Он соврал: на самом деле ее слова будили в нем затаенный стыд. В устах любого другого такая патетика звучала бы смешно и глупо, но Лэйтис никогда не говорила ничего, во что бы не верила сама, он уважал ее за это, даже преклонялся перед ней. Командир Белой крепости леди-полковник Лизандер редко произносила слова «честь», «достоинство», «доблесть», но понятия эти были неразрывно слиты с ее жизнью. Когда он только начинал свою придворную жизнь, полную услад и развлечений, она водила людей в смертельный бой и сама не раз стояла на краю гибели. Альва не мог противиться влиянию той, которая разжигала отчаянную храбрость в сердцах воинов и воодушевляла их в битве.
– Даже если твое сердце занято, это не мешает получать удовольствие от жизни. Пусть твоя любовь тебя окрыляет, а не пригибает к земле. Завтра ты вернешься к своим обязанностям во дворце и будешь снова сочинять стихи, я уже соскучилась по твоим стихам, Алэ, – сказала Лэйтис мягко и в то же время непреклонно, так что невозможно было спорить. – И бросишь ходить в Нижний город. И будешь участвовать в празднествах, и перестанешь смотреть с кислой миной на дам и кавалеров Трианесса только потому, что они непохожи на твоего возлюбленного. А сейчас одевайся, мы едем на конную прогулку в дворцовый парк.

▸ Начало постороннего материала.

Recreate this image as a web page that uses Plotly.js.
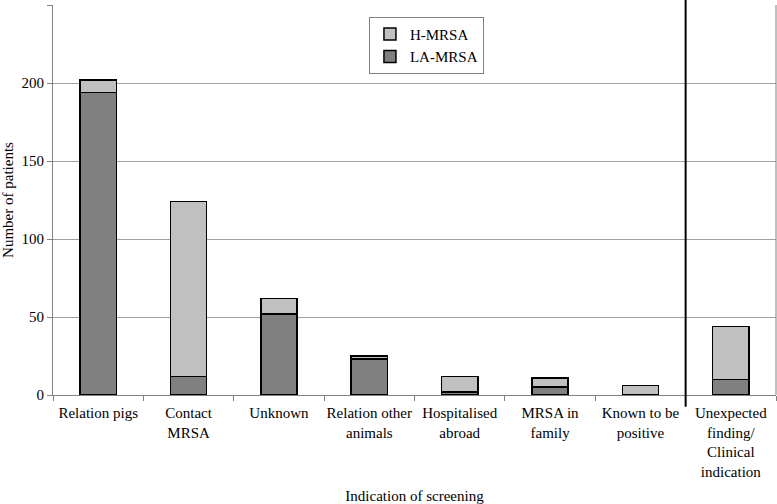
<!DOCTYPE html>
<html>
<head>
<meta charset="utf-8">
<script src="https://cdn.plot.ly/plotly-3.0.1.min.js"></script>
<style>html,body{margin:0;padding:0;background:#fff;}#chart{width:777px;height:504px;}</style>
</head>
<body>
<div id="chart"></div>
<script>
var categories = ["Relation pigs", "Contact<br>MRSA", "Unknown", "Relation other<br>animals", "Hospitalised<br>abroad", "MRSA in<br>family", "Known to be<br>positive", "Unexpected<br>finding/<br>Clinical<br>indication"];
var laMRSA = [194, 12, 52, 23, 2, 5, 0, 10];
var hMRSA = [8, 112, 10, 2, 10, 6, 6, 34];
var yTicks = [0, 50, 100, 150, 200, 250];

var font = {family: "'Liberation Serif', 'Times New Roman', Times, 'DejaVu Serif', serif", size: 15, color: "#000"};
var traces = [
  {type: "bar", name: "LA-MRSA", x: categories, y: laMRSA,
   marker: {color: "#808080", line: {color: "#000", width: 1.5}}},
  {type: "bar", name: "H-MRSA", x: categories, y: hMRSA,
   marker: {color: "#c0c0c0", line: {color: "#000", width: 1.5}}}
];
var layout = {
  width: 777, height: 504,
  margin: {l: 53, r: 1, t: 5, b: 109},
  paper_bgcolor: "#fff", plot_bgcolor: "#fff",
  font: font,
  barmode: "stack",
  bargap: 0.6,
  showlegend: true,
  legend: {x: 0.437, y: 0.97, xanchor: "left", yanchor: "top", traceorder: "reversed",
    bordercolor: "#808080", borderwidth: 1, bgcolor: "#fff", font: font,
    itemwidth: 30, tracegroupgap: 0},
  xaxis: {type: "category", tickson: "boundaries", ticks: "outside", ticklen: 5,
    tickcolor: "#808080", showline: true, linecolor: "#808080", linewidth: 1,
    showgrid: false, tickfont: font, tickangle: 0, ticklabelstandoff: 4,
    title: {text: "Indication of screening", font: font, standoff: 14}},
  yaxis: {range: [0, 250], tickvals: yTicks, ticktext: yTicks.map(String),
    ticks: "outside", ticklen: 5, tickcolor: "#808080",
    showline: true, linecolor: "#808080", linewidth: 1,
    showgrid: true, gridcolor: "#a0a0a0", gridwidth: 1, zeroline: false,
    tickfont: font,
    title: {text: "Number of patients", font: font, standoff: 6}},
  shapes: [
    {type: "line", xref: "x", yref: "paper", x0: 6.5, x1: 6.5, y0: -0.03, y1: 1.015,
     line: {color: "#000", width: 2}},
    {type: "line", xref: "paper", yref: "paper", x0: 1, x1: 1, y0: 0, y1: 1,
     line: {color: "#808080", width: 1}}
  ]
};
Plotly.newPlot("chart", traces, layout, {staticPlot: true, displayModeBar: false});
</script>
</body>
</html>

– Боже всемогущий, что, прямо сейчас? – простонал он.
– Офицер, как вы разговариваете со старшим по званию? – Она состроила такую суровую гримасу, что он не удержался от улыбки и шутливо отсалютовал:
– Слушаюсь, леди-полковник Лизандер!
Погруженный в задумчивость, Альва медленно ехал верхом по узким улочкам столичного предместья в сторону главной площади, мимо зеленых виноградников, оливковых рощ и цветущих садов. В воздухе пополам с ароматом цветов была разлита какая-то сладкая нега, летний день, клонившийся к закату, дышал сонным, разморенным покоем. С расстилающегося вдалеке моря иногда налетал ветерок, прохладными поцелуями лаская разгоряченную кожу. Альва чувствовал, как его убаюкивает мирная тишина предместья. Мысли текли лениво, цепляясь одна за другую, и даже печаль была по-летнему светлой и сладкой.
Возвращаясь из загородного поместья одного из королевских чиновников, куда его отправили с поручением из дворца, Альва думал о себе и своей несчастной любви. Лэй вовремя вытащила его из пучины любовной тоски. Он еще дешево отделался: потерял всего лишь два месяца жизни, которые почти совершенно изгладились из его памяти – как корова языком слизнула, если забыть, что ты поэт и трианесский дворянин, и выражаться по-простонародному. Альва и не хотел бы в подробностях помнить, до какого скотского состояния умудрился себя довести и что вытворял в таком состоянии. Даже обрывков воспоминаний хватало, чтобы вызвать содрогание и стыд. Взять хотя бы историю с притоном. Какие-то голодранцы разыгрывали в карты право первым с ним лечь – с ним, кавалером Альвой Ахайре, которого тщетно добивались многие богатые и знатные дворяне! – пока он сам, полураздетый и пьяный, с тупым равнодушием за этим наблюдал.